Moneybox

The Real Bank Bailout Is Happening Right Now

WASHINGTON, DC - FEBRUARY 27: Federal Reserve Board Chairman Ben Bernanke takes a drink of water while testifing before a House Financial Services Committee, on Capitol Hill, February 27, 2013 in Washington, DC.

Photo by Mark Wilson/Getty Images

The Federal Reserve today gave the green light to the overwhelming majority of large bank plans to pay dividends or engage in share buybacks. People are going to gloss over this story as no big thing of interest to anyone other than dedicated investors, but in fact this right here is the real bank bailout.

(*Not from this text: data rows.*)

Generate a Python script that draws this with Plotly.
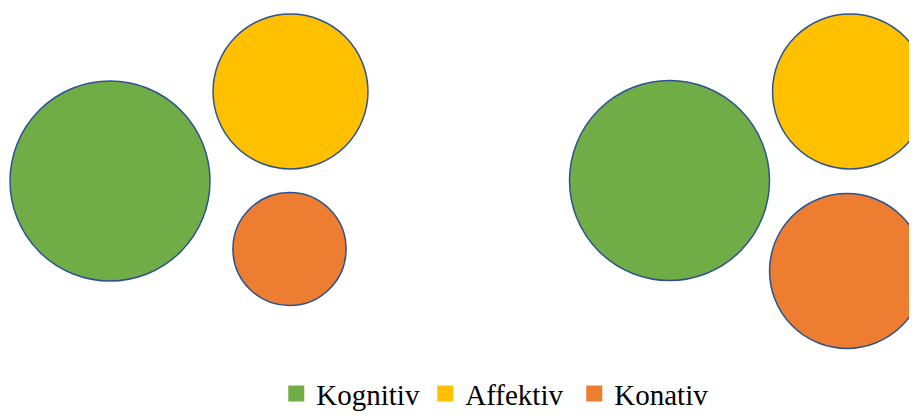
import plotly.graph_objects as go

# Data
categories = ["Kognitiv", "Affektiv", "Konativ"]
colors = ["#70AD47", "#FFC000", "#ED7D31"]

# Two groups of bubbles (positions in chart units, sizes = values)
group1_x = [11.0, 29.05, 28.95]
group1_y = [18.1, 9.15, 24.9]
group1_v = [50, 30, 16]

group2_x = [66.95, 85.0, 84.7]
group2_y = [18.05, 9.15, 27.1]
group2_v = [50, 30, 30]

sizeref = 2 * 50 / (200 ** 2)

fig = go.Figure()
for i, cat in enumerate(categories):
    fig.add_trace(go.Scatter(
        x=[group1_x[i], group2_x[i]],
        y=[group1_y[i], group2_y[i]],
        mode="markers",
        name=cat,
        showlegend=False,
        marker=dict(size=[group1_v[i], group2_v[i]], sizemode="area", sizeref=sizeref,
                    color=colors[i], opacity=1,
                    line=dict(color="#2F528F", width=1.5)),
        hoverinfo="name",
    ))
# legend entries (square swatches)
for i, cat in enumerate(categories):
    fig.add_trace(go.Scatter(
        x=[None], y=[None], mode="markers", name=cat,
        marker=dict(symbol="square", size=16, color=colors[i]),
    ))

W, H, OFF = 909, 403, 8
fig.update_layout(
    width=W, height=H,
    margin=dict(l=0, r=0, t=0, b=0, autoexpand=False),
    paper_bgcolor="white", plot_bgcolor="white",
    xaxis=dict(range=[OFF / 10, (OFF + W) / 10], visible=False, fixedrange=True),
    yaxis=dict(range=[(OFF + H) / 10, OFF / 10], visible=False, fixedrange=True),
    showlegend=True,
    legend=dict(orientation="h", x=0.541, xanchor="center", y=-0.02, yanchor="bottom",
                font=dict(family="Times New Roman, Liberation Serif, Tinos, DejaVu Serif, serif",
                          size=29, color="#000000"),
                itemwidth=30, itemsizing="trace", bgcolor="rgba(0,0,0,0)",
                entrywidth=104, tracegroupgap=0),
)

fig.write_html("out.html", default_width=f"{W}px", default_height=f"{H}px")
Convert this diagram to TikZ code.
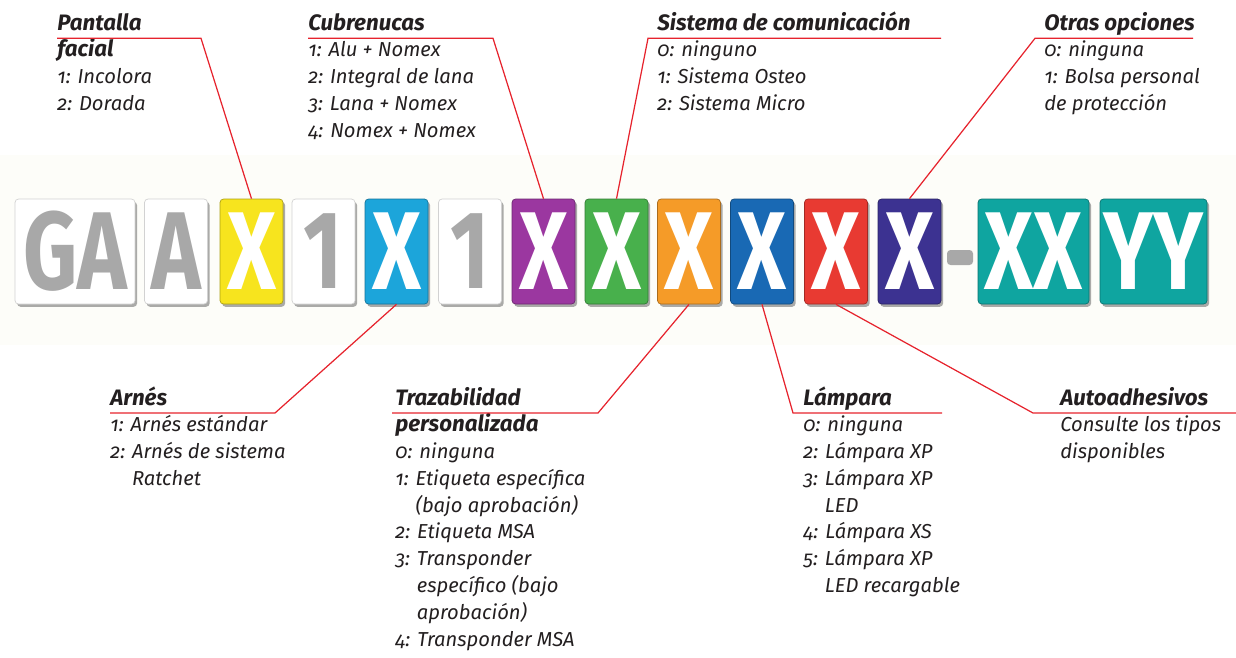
\documentclass[tikz,border=0pt]{standalone}
\usepackage{fontspec}
\usepackage{graphicx}
\setmainfont{Fira Sans}[Numbers=OldStyle]
\newfontfamily\tilefont{Fira Sans}[Numbers=Lining]
\usetikzlibrary{positioning, shadows}
\definecolor{calloutred}{RGB}{230,35,45}
\definecolor{inkdark}{RGB}{35,31,32}
\definecolor{bandcream}{RGB}{253,253,249}
\definecolor{lettergray}{RGB}{168,168,168}
\definecolor{tyellow}{RGB}{247,228,30}
\definecolor{tcyan}{RGB}{28,165,218}
\definecolor{tpurple}{RGB}{155,55,160}
\definecolor{tgreen}{RGB}{72,176,76}
\definecolor{torange}{RGB}{245,155,40}
\definecolor{tblue}{RGB}{25,105,180}
\definecolor{tred}{RGB}{232,58,50}
\definecolor{tnavy}{RGB}{60,50,145}
\definecolor{tteal}{RGB}{15,165,160}
\newcommand{\tileletters}[1]{\scalebox{0.76}[1]{#1}}
\newcommand{\opthead}[1]{{\bfseries\fontsize{12.7}{15.25}\selectfont #1}}
\newcommand{\optlist}[1]{\begin{tabular}[t]{@{}l@{}}#1\end{tabular}}

\tikzset{
  tile/.style={rounded corners=2pt, inner sep=0pt, minimum height=2.1cm, minimum width=1.26cm,
    font=\tilefont\bfseries\fontsize{63}{63}\selectfont, text=white,
    drop shadow={shadow xshift=1.2pt, shadow yshift=-1.6pt, fill=black!60, opacity=0.55}},
  blank/.style={tile, fill=white, draw=gray!35, text=lettergray},
  coloured/.style={tile, fill=#1, draw=#1!70!black},
  callout/.style={calloutred, line width=0.7pt},
  opts/.style={anchor=base west, inner sep=0pt, text=inkdark,
    font=\itshape\fontsize{11.5}{15.25}\selectfont},
}

\begin{document}
\begin{tikzpicture}[x=0.02cm, y=-0.02cm]
    \useasboundingbox (0,0) rectangle (1236,657);
    \fill[bandcream] (0,155) rectangle (1236,345);

    % Draw the white tiles
    \node[blank, minimum width=2.4cm] (tGA) at (75,251.5) {\tileletters{GA}};
    \node[blank] (tA) at (176,251.5) {\tileletters{A}};
    \node[blank] (tone) at (323.5,251.5) {\tileletters{1}};
    \node[blank] (ttwo) at (470,251.5) {\tileletters{1}};

    % Draw the coloured tiles
    \foreach \x/\name/\col in {251.5/visor/tyellow, 396.5/harness/tcyan, 543.5/cape/tpurple,
        616.5/comms/tgreen, 689/trace/torange, 762/lamp/tblue, 836/sticker/tred, 909.5/other/tnavy} {
        \node[coloured=\col] (\name) at (\x,251.5) {\tileletters{X}};
    }
    \node[fill=lettergray, rounded corners=2pt, inner sep=0pt, minimum width=0.52cm,
        minimum height=0.3cm] (dash) at (960,257.5) {};
    \node[coloured=tteal, minimum width=2.22cm] (tXX) at (1033.5,251.5) {\tileletters{XX}};
    \node[coloured=tteal, minimum width=2.14cm] (tYY) at (1153.5,251.5) {\tileletters{YY}};

    % Add the option texts
    \node[opts] (visortext) at (57,30) {\optlist{\opthead{Pantalla}\\\opthead{facial}\\1: Incolora\\2: Dorada}};
    \node[opts] (capetext) at (308,30) {\optlist{\opthead{Cubrenucas}\\1: Alu + Nomex\\2: Integral de lana\\3: Lana + Nomex\\4: Nomex + Nomex}};
    \node[opts] (commstext) at (657,30) {\optlist{\opthead{Sistema de comunicación}\\0: ninguno\\1: Sistema Osteo\\2: Sistema Micro}};
    \node[opts] (othertext) at (1044,30) {\optlist{\opthead{Otras opciones}\\0: ninguna\\1: Bolsa personal\\de protección}};
    \node[opts] (harnesstext) at (110,405) {\optlist{\opthead{Arnés}\\1: Arnés estándar\\2: Arnés de sistema\\\phantom{2: }Ratchet}};
    \node[opts] (tracetext) at (395,405) {\optlist{\opthead{Trazabilidad}\\\opthead{personalizada}\\0: ninguna\\1: Etiqueta específica\\\phantom{1: }(bajo aprobación)\\2: Etiqueta MSA\\3: Transponder\\\phantom{3: }específico (bajo\\\phantom{3: }aprobación)\\4: Transponder MSA}};
    \node[opts] (lamptext) at (803,405) {\optlist{\opthead{Lámpara}\\0: ninguna\\2: Lámpara XP\\3: Lámpara XP\\\phantom{3: }LED\\4: Lámpara XS\\5: Lámpara XP\\\phantom{5: }LED recargable}};
    \node[opts] (stickertext) at (1060,405) {\optlist{\opthead{Autoadhesivos}\\Consulte los tipos\\disponibles}};

    % Draw the red callouts
    \foreach \name/\cx/\ex in {visor/201/57, cape/493/308, comms/648/941, other/1035/1193} {
        \coordinate (\name-corner) at (\cx,38.3);
        \coordinate (\name-end) at (\ex,38.3);
        \draw[callout] (\name.north) -- (\name-corner) -- (\name-end);
    }
    \foreach \name/\cx/\ex in {harness/275/110, trace/598/392, lamp/793/942, sticker/1033/1236} {
        \coordinate (\name-corner) at (\cx,413);
        \coordinate (\name-end) at (\ex,413);
        \draw[callout] (\name.south) -- (\name-corner) -- (\name-end);
    }
\end{tikzpicture}
\end{document}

Proposals that banks be forced to finance more of their activity with equity are invariably met with the response that this would decrease lending activity. But you see right here today that this is a fallacy. These banks are earning profits. And like any other company they could use these profits to fund new equity-funded investments or to pay off old loans. Either way there’d be bank deleveraging and no decline in the amount of credit available to the economy. But instead they’re using the profits to return cash to shareholders. And it’s here when the bank is profitable and doesn’t need a “bailout” that the grift takes place. While the market’s on an upswing, you tunnel money out of the firm leaving it overleveraged and exposed to failure in a downswing. Even if you wipe the equity owners out when the failure happens, they’ll still have made money during the fat years and the executives will still have gotten paid.

The time to stop the cycle is during the good times. Keep the profits inside the firm until the banks are sufficiently well-capitalized as to be really unlikely to fail even if things get bad. Then if a bad market causes huge bank losses, there’s no need for a bailout. You just re-impose the no-dividend/no-buybacks rule until the bank is well-capitlized again.